I quoted Billy Joel, at the top, but in the Bible, this topic is covered in the book of Job.  Job asked.  His friends answered wrongly.  Take note, dear reader who has a suffering friend.  Don't be like Job's friends who victimized him with their faulty theories.

And God did not answer.  Did you get that?  We, the readers of the book of Job, know about the Devil's role in Job's suffering.  But, Job and his friends and wife, did not know this.  We find out that God allows the Devil to hit people.  But God is still good and God watched over Job and took care of him.

There is a bogus idea that we have that says that bad things happen to bad people, so if something bad happens, you are being punished and must be bad.  There is another angle where they say that bad things happen to good people not because they are bad, but because God is not all powerful.

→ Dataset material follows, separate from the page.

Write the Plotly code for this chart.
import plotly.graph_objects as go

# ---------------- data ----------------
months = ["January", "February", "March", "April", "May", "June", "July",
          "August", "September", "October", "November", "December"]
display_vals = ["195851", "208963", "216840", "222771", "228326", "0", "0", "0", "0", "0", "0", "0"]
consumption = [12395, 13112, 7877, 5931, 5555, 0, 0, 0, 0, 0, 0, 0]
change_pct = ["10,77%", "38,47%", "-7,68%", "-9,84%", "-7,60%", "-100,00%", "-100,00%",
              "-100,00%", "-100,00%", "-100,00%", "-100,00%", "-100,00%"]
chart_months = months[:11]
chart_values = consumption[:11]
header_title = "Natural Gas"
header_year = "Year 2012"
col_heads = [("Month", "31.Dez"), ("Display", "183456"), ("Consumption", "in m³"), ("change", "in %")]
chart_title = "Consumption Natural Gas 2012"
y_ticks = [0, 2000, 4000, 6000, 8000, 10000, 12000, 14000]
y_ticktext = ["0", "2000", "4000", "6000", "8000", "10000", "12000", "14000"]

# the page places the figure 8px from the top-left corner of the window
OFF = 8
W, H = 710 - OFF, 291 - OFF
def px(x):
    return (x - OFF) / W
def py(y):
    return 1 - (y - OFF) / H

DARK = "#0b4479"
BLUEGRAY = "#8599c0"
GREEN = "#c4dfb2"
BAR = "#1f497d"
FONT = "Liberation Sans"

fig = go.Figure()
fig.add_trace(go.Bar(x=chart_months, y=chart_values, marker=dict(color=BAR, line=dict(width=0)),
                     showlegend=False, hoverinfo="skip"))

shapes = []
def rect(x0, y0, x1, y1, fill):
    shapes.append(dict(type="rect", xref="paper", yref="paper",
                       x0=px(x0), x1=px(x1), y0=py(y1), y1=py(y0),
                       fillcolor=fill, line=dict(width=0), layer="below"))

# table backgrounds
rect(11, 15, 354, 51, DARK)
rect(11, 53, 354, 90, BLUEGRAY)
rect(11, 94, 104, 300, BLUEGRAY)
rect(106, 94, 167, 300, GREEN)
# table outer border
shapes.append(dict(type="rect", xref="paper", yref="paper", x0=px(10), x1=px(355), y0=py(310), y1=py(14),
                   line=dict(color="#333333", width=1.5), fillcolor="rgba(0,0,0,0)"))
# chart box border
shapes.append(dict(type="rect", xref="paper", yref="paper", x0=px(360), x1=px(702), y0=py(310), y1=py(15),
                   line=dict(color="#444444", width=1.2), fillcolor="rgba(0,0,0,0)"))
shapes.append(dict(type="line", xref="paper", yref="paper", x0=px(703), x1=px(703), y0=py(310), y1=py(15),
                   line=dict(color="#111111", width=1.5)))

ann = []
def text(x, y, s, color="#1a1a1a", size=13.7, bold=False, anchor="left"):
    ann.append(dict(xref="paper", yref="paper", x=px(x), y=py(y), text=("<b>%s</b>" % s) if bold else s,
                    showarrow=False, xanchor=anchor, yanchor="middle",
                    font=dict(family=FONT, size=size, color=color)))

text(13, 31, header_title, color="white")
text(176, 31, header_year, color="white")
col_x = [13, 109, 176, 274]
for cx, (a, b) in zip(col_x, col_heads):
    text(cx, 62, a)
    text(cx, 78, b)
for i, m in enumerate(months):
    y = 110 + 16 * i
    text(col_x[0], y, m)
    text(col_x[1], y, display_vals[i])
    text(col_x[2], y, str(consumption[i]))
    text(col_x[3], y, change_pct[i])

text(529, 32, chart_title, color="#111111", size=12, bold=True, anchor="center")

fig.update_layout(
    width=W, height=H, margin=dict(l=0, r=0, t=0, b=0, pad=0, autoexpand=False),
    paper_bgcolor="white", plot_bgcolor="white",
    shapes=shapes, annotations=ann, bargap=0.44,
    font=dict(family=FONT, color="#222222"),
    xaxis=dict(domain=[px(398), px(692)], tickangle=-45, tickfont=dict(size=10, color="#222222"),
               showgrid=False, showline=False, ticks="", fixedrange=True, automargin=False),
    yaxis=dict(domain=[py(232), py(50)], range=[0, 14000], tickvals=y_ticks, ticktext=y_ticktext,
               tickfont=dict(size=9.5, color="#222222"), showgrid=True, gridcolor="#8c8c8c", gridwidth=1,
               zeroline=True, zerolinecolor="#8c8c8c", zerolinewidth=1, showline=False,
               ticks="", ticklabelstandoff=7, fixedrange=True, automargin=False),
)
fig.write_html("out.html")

These are both wrong.  People approached Jesus with the why question about some people who died terrible deaths, in Luke 13.  He does not answer the question, but says to the questioners that they should repent and get right with God, or they too will die.  Jesus says to look at the bigger picture, and get right with God now, so that you are always ready to die.

We need to move away from the "why?" that cannot be answered.  When we are not in a childlike place, nor in a state of shock, and we continue to press on, "why?", we can be in a dangerous posture of accusing God, as in, "why did you let this happen?"

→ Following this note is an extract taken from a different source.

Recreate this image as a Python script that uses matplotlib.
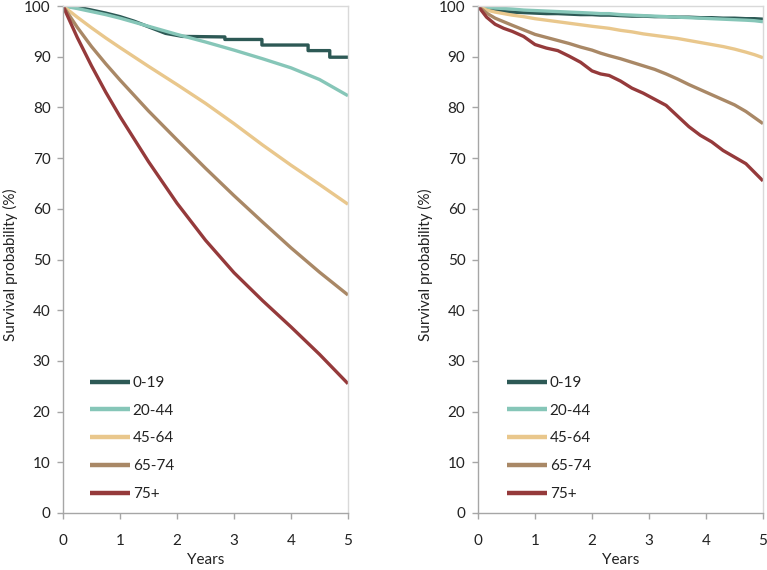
import matplotlib
matplotlib.use("Agg")
import matplotlib.pyplot as plt

plt.rcParams['font.family'] = ['Lato', 'DejaVu Sans']

# age groups and colours
groups = ['0-19', '20-44', '45-64', '65-74', '75+']
colors = ['#2d5955', '#86c6b8', '#e9c78c', '#a98866', '#953a3b']

# ---- left panel ----
t_0_19_left = [0, 0.25, 0.5, 0.75, 1.0, 1.25, 1.5, 1.8, 2.1, 2.84, 2.84, 3.49, 3.49,
               4.3, 4.3, 4.68, 4.68, 5.0]
s_0_19_left = [100, 99.8, 99.2, 98.6, 97.9, 97.0, 95.9, 94.6, 94.0, 93.9, 93.4, 93.4,
               92.3, 92.3, 91.2, 91.2, 89.9, 89.9]

t_left = [0, 0.25, 0.5, 0.75, 1.0, 1.5, 2.0, 2.5, 3.0, 3.5, 4.0, 4.5, 5.0]
s_20_44_left = [100, 99.5, 98.9, 98.3, 97.6, 96.0, 94.4, 92.9, 91.3, 89.6, 87.8, 85.5, 82.3]
s_45_64_left = [100, 97.8, 95.7, 93.7, 91.8, 88.1, 84.5, 80.8, 76.8, 72.6, 68.6, 64.8, 60.9]
s_65_74_left = [100, 95.8, 92.0, 88.6, 85.4, 79.3, 73.6, 68.0, 62.6, 57.4, 52.3, 47.5, 43.0]
s_75_left = [100, 93.8, 88.2, 83.0, 78.2, 69.3, 61.1, 53.8, 47.4, 41.9, 36.7, 31.3, 25.5]

# ---- right panel ----
t_right = [0, 0.15, 0.3, 0.45, 0.6, 0.8, 1.0, 1.2, 1.4, 1.6, 1.8, 2.0, 2.15, 2.3,
           2.5, 2.7, 2.9, 3.1, 3.3, 3.5, 3.7, 3.9, 4.1, 4.3, 4.5, 4.7, 4.85, 5.0]
s_0_19_right = [100, 99.6, 99.2, 98.9, 98.8, 98.7, 98.6, 98.5, 98.5, 98.4, 98.3, 98.3,
                98.2, 98.2, 98.1, 98.0, 98.0, 97.9, 97.9, 97.8, 97.8, 97.7, 97.7,
                97.6, 97.6, 97.5, 97.5, 97.4]
s_20_44_right = [100, 99.8, 99.6, 99.5, 99.4, 99.2, 99.1, 99.0, 98.9, 98.8, 98.7, 98.6,
                 98.5, 98.5, 98.3, 98.2, 98.1, 98.0, 97.9, 97.8, 97.7, 97.6, 97.5,
                 97.4, 97.3, 97.2, 97.1, 96.9]
s_45_64_right = [100, 99.2, 98.8, 98.5, 98.2, 97.9, 97.5, 97.2, 96.9, 96.6, 96.3, 96.0,
                 95.8, 95.6, 95.2, 94.9, 94.5, 94.2, 93.9, 93.6, 93.2, 92.8, 92.4,
                 92.0, 91.5, 90.9, 90.4, 89.8]
s_65_74_right = [100, 98.6, 97.6, 96.9, 96.2, 95.3, 94.4, 93.8, 93.2, 92.6, 91.9, 91.3,
                 90.7, 90.2, 89.6, 88.9, 88.2, 87.5, 86.6, 85.6, 84.5, 83.5, 82.5,
                 81.5, 80.5, 79.2, 78.0, 76.8]
s_75_right = [100, 97.8, 96.4, 95.6, 95.0, 94.0, 92.4, 91.7, 91.2, 90.1, 88.9, 87.2,
              86.6, 86.3, 85.2, 83.8, 82.8, 81.6, 80.4, 78.3, 76.2, 74.5, 73.2,
              71.5, 70.2, 68.9, 67.2, 65.5]

left_data = [(t_0_19_left, s_0_19_left), (t_left, s_20_44_left), (t_left, s_45_64_left),
             (t_left, s_65_74_left), (t_left, s_75_left)]
right_data = [(t_right, s_0_19_right), (t_right, s_20_44_right), (t_right, s_45_64_right),
              (t_right, s_65_74_right), (t_right, s_75_right)]

W, H = 767, 570
fig = plt.figure(figsize=(W / 100, H / 100), dpi=100)

ax_left = fig.add_axes([63 / W, 1 - 513 / H, 285 / W, 507 / H])
ax_right = fig.add_axes([478 / W, 1 - 513 / H, 285 / W, 507 / H])

for ax, data, leg_x, ylab_x in [(ax_left, left_data, 90, -0.158),
                                 (ax_right, right_data, 507, -0.158)]:
    for (t, s), name, c in zip(data, groups, colors):
        ax.plot(t, s, color=c, lw=2.4, label=name, solid_capstyle='butt')

    ax.set_xlim(0, 5)
    ax.set_ylim(0, 100)
    ax.set_xticks(range(0, 6))
    ax.set_yticks(range(0, 101, 10))

    # spines: gray axes, light box
    for side in ['top', 'right']:
        ax.spines[side].set_color('#d9d9d9')
        ax.spines[side].set_linewidth(1.0)
    for side in ['left', 'bottom']:
        ax.spines[side].set_color('#a6a6a6')
        ax.spines[side].set_linewidth(1.0)

    ax.tick_params(axis='both', direction='out', length=4, width=1,
                   color='#a6a6a6', labelsize=11, labelcolor='#222222')
    ax.tick_params(axis='x', pad=11)
    ax.tick_params(axis='y', pad=5)

    ax.set_ylabel('Survival probability (%)', fontsize=11, color='#222222')
    ax.yaxis.set_label_coords(ylab_x, 0.49)
    ax.set_xlabel('Years', fontsize=11, color='#222222')
    ax.xaxis.set_label_coords(0.5, -0.078)

    leg = ax.legend(loc='upper left', bbox_to_anchor=(leg_x / W, 1 - 376 / H),
                    bbox_transform=fig.transFigure, frameon=False, fontsize=11,
                    handlelength=2.6, handletextpad=0.2, labelspacing=0.9,
                    borderpad=0, borderaxespad=0)
    for line in leg.get_lines():
        line.set_linewidth(3.2)
    for txt in leg.get_texts():
        txt.set_color('#222222')

fig.savefig('out.png', dpi=100)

If we do this, we are out of line.  We are judging God.  We are critiquing.  The enemy smiles when you do this.  The opposite spirit of this is to be like Job, and say, "though he slay me, I will yet trust him."

God opposes the proud but gives grace to the humble.  Humble your self, you who are tempted to accuse God.

God wants a people who are the opposite of embittered, who have faith (Luke 18:8).  Faith is, at its core, trusting God.  We do things by faith (trusting God).  When they don't work out or we fail or are rejected, we rely on faith (trusting God) all the more.  Then, we exercise some more faith (trusting God) and try something again.  God rewards faith (Heb. 11:6).

I believe that God wants us to try, in faith, and fail, rather than not try. I have heard people I trust tell how they heard the Lord say to them that he wished they had tried things and failed more.  God loves failures.  He loves it when we try to do something, with a good heart, in faith; but fail.

Being stuck on "why?", is not faith.  Some people say, "just get over it", which sounds insensitive.  God does not say that.  He says, "follow me".